The Roman Coliseum is more than architecture. The Roman Coliseum is the result of architecture. One of the most well-known images in the world, the magnificent ancient ruin that tourists photograph while vacationing in Italy is an instance of architecture, an implementation. If an architect had not created the descriptive representations of the Coliseum, they could not have built it, or even identified the labor pool and building materials.
In the technology world, the need for architecture is obvious. For example, when designing a case management system that social workers will use to keep track of benefit recipients, project executives must consider countless factors about the future users of the system and the program that it supports. With hardware, platforms, programs, data, processes and technical requirements, among other things, the amount of decisions that need to be made is staggering. For a large, complex project, planning can take years, cost millions of dollars and will ultimately make the difference between success and failure.
Enterprise Architecture takes this notion of planning an exponential step further, looking at the business requirements across numerous programs and large organizations, such as an entire department or state government, to consider ways to leverage and associate technology assets for the greater good.
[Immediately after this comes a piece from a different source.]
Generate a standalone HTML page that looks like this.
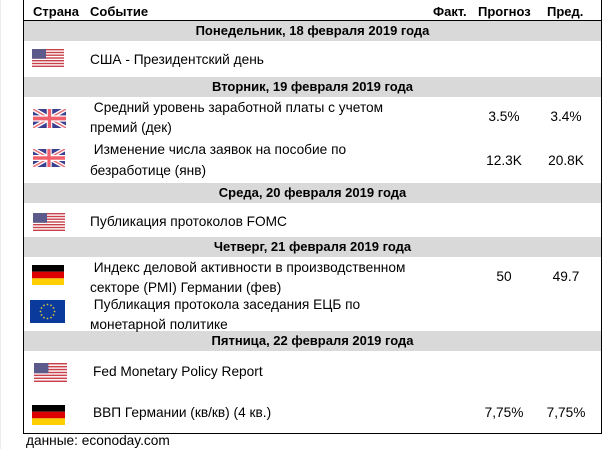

More commonality throughout an infrastructure has enormous benefits, such as cost effectiveness, new information and analytics, better workforce training and so on.
If you have ever worked in government, you will know that one major challenge is how to impose a new structure on people who are working in programs, not necessarily looking for a better way to do their jobs or to help the greater good. And, success is dependent upon their adoption of the new way of doing business. On the one hand, you need a higher rule, a dictator of sorts, to say “thou shall do it this way,” while at the same time maintaining enough democracy to empower those on the front lines so they are part of the solution, and not rebel.
Enterprise Architecture is a discipline aimed at this challenge. Attempting to organize volumes of specifications and methodologies, we spend our time talking about logic, frameworks, reference models and governance as way to strike a balance as we toil to build something larger than the sum of its individual parts. Enterprise Architecture includes matching people, programs and technology solutions with a grand plan to fit all of the intricate pieces together.
While the Coliseum may have been built in less benevolent times, I am certain that it required complex planning and design on many levels. It started under Roman Emperor Vespasian and was completed under his son Emperor Titus. Generations of stone cutters, skilled craftsmen, tool makers, laborers, organizers, and the like, were all motivated by the same vision of creating a place where gladiators would fight and entertain the masses. Roman economies came and went during its construction. Perhaps local politicians garnered power at the promise of making Rome a better place. Now, it is a symbol of an advanced, highly civilized society that never ceases to impress tourists and historians. When it comes to large-scale technology projects, history and architecture offer us a lesson.